*** Stored data
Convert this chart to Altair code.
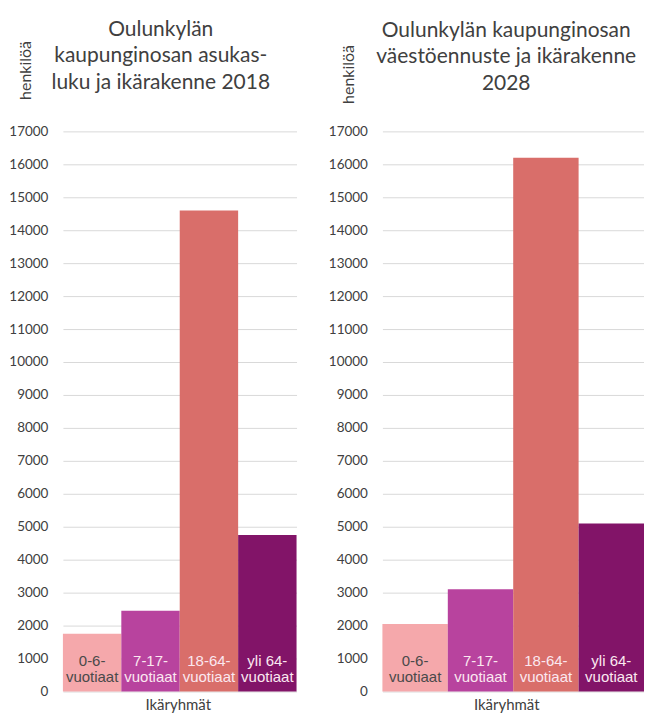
import altair as alt
import pandas as pd

categories = ["0-6", "7-17", "18-64", "yli 64"]
values_2018 = [1750, 2450, 14600, 4750]
values_2028 = [2050, 3100, 16200, 5100]
title_2018 = ["Oulunkylän", "kaupunginosan asukas-", "luku ja ikärakenne 2018"]
title_2028 = ["Oulunkylän kaupunginosan", "väestöennuste ja ikärakenne", "2028"]
y_ticks = list(range(0, 17001, 1000))
y_title = "henkilöä"
x_title = "Ikäryhmät"
label_suffix = "vuotiaat"

bar_colors = ["#f5a8ab", "#b8439e", "#d96e6a", "#821468"]
TEXT = "#404040"
FONT = "Lato"
LABEL_FONT = "'Liberation Sans Narrow', 'Liberation Sans', Arial, sans-serif"
H = 561


def panel(values, title_lines, width, title_cx, title_y, yt_x, yt_y, xt_x, xt_y):
    df = pd.DataFrame({
        "group": categories,
        "value": values,
        "label": [c + "-\n" + label_suffix for c in categories],
    })
    x = alt.X(
        "group:N", sort=categories,
        scale=alt.Scale(paddingInner=0, paddingOuter=0),
        axis=alt.Axis(labels=False, ticks=False, domain=False, grid=False,
                      title=x_title, titleFont=FONT, titleFontSize=15,
                      titleFontWeight="normal", titleColor=TEXT,
                      titleX=xt_x, titleY=xt_y, titleAlign="center",
                      titleBaseline="middle"),
    )
    y = alt.Y(
        "value:Q",
        scale=alt.Scale(domain=[0, 17000], nice=False),
        axis=alt.Axis(values=y_ticks, format="d", title=None, ticks=False,
                      domain=False, grid=True, gridColor="#d9d9d9",
                      gridWidth=1, labelFont=FONT, labelFontSize=13.5,
                      labelColor=TEXT, labelPadding=15),
    )
    bars = alt.Chart(df).mark_bar().encode(
        x=x, y=y,
        color=alt.Color("group:N", sort=categories,
                        scale=alt.Scale(domain=categories, range=bar_colors),
                        legend=None),
    )
    labels = alt.Chart(df).mark_text(
        lineBreak="\n", baseline="alphabetic", align="center",
        font=LABEL_FONT, fontSize=15, lineHeight=17,
    ).encode(
        x=alt.X("group:N", sort=categories),
        y=alt.value(H - 26),
        text="label:N",
        color=alt.condition("datum.group === '0-6'", alt.value("#4a4a4a"),
                            alt.value("#fbe8f0")),
    )
    title = alt.Chart(pd.DataFrame({"t": ["\n".join(title_lines)]})).mark_text(
        lineBreak="\n", align="center", baseline="alphabetic", font=FONT,
        fontSize=21, lineHeight=27, color=TEXT,
    ).encode(x=alt.value(title_cx), y=alt.value(title_y), text="t:N")
    ytitle = alt.Chart(pd.DataFrame({"t": [y_title]})).mark_text(
        align="center", baseline="middle", angle=270, font=FONT,
        fontSize=16, color=TEXT,
    ).encode(x=alt.value(yt_x), y=alt.value(yt_y), text="t:N")
    return alt.layer(bars, labels, title, ytitle).properties(width=width, height=H)


left = panel(values_2018, title_2018, 234, 98, -96, -37, -61, 115, 13)
right = panel(values_2028, title_2028, 262, 124, -95, -33, -57, 124, 13)

chart = alt.hconcat(left, right, spacing=31).properties(
    padding={"left": 0, "top": 10, "right": 0, "bottom": 0},
    background="white",
).configure_view(stroke=None)

chart.save("out.html", embed_options={"renderer": "svg", "actions": False})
******
**Request**
Repeat the listing above exactly, with no pictures.

**Exercise result**
Convert this chart to Altair code.
import altair as alt
import pandas as pd

categories = ["0-6", "7-17", "18-64", "yli 64"]
values_2018 = [1750, 2450, 14600, 4750]
values_2028 = [2050, 3100, 16200, 5100]
title_2018 = ["Oulunkylän", "kaupunginosan asukas-", "luku ja ikärakenne 2018"]
title_2028 = ["Oulunkylän kaupunginosan", "väestöennuste ja ikärakenne", "2028"]
y_ticks = list(range(0, 17001, 1000))
y_title = "henkilöä"
x_title = "Ikäryhmät"
label_suffix = "vuotiaat"

bar_colors = ["#f5a8ab", "#b8439e", "#d96e6a", "#821468"]
TEXT = "#404040"
FONT = "Lato"
LABEL_FONT = "'Liberation Sans Narrow', 'Liberation Sans', Arial, sans-serif"
H = 561


def panel(values, title_lines, width, title_cx, title_y, yt_x, yt_y, xt_x, xt_y):
    df = pd.DataFrame({
        "group": categories,
        "value": values,
        "label": [c + "-\n" + label_suffix for c in categories],
    })
    x = alt.X(
        "group:N", sort=categories,
        scale=alt.Scale(paddingInner=0, paddingOuter=0),
        axis=alt.Axis(labels=False, ticks=False, domain=False, grid=False,
                      title=x_title, titleFont=FONT, titleFontSize=15,
                      titleFontWeight="normal", titleColor=TEXT,
                      titleX=xt_x, titleY=xt_y, titleAlign="center",
                      titleBaseline="middle"),
    )
    y = alt.Y(
        "value:Q",
        scale=alt.Scale(domain=[0, 17000], nice=False),
        axis=alt.Axis(values=y_ticks, format="d", title=None, ticks=False,
                      domain=False, grid=True, gridColor="#d9d9d9",
                      gridWidth=1, labelFont=FONT, labelFontSize=13.5,
                      labelColor=TEXT, labelPadding=15),
    )
    bars = alt.Chart(df).mark_bar().encode(
        x=x, y=y,
        color=alt.Color("group:N", sort=categories,
                        scale=alt.Scale(domain=categories, range=bar_colors),
                        legend=None),
    )
    labels = alt.Chart(df).mark_text(
        lineBreak="\n", baseline="alphabetic", align="center",
        font=LABEL_FONT, fontSize=15, lineHeight=17,
    ).encode(
        x=alt.X("group:N", sort=categories),
        y=alt.value(H - 26),
        text="label:N",
        color=alt.condition("datum.group === '0-6'", alt.value("#4a4a4a"),
                            alt.value("#fbe8f0")),
    )
    title = alt.Chart(pd.DataFrame({"t": ["\n".join(title_lines)]})).mark_text(
        lineBreak="\n", align="center", baseline="alphabetic", font=FONT,
        fontSize=21, lineHeight=27, color=TEXT,
    ).encode(x=alt.value(title_cx), y=alt.value(title_y), text="t:N")
    ytitle = alt.Chart(pd.DataFrame({"t": [y_title]})).mark_text(
        align="center", baseline="middle", angle=270, font=FONT,
        fontSize=16, color=TEXT,
    ).encode(x=alt.value(yt_x), y=alt.value(yt_y), text="t:N")
    return alt.layer(bars, labels, title, ytitle).properties(width=width, height=H)


left = panel(values_2018, title_2018, 234, 98, -96, -37, -61, 115, 13)
right = panel(values_2028, title_2028, 262, 124, -95, -33, -57, 124, 13)

chart = alt.hconcat(left, right, spacing=31).properties(
    padding={"left": 0, "top": 10, "right": 0, "bottom": 0},
    background="white",
).configure_view(stroke=None)

chart.save("out.html", embed_options={"renderer": "svg", "actions": False})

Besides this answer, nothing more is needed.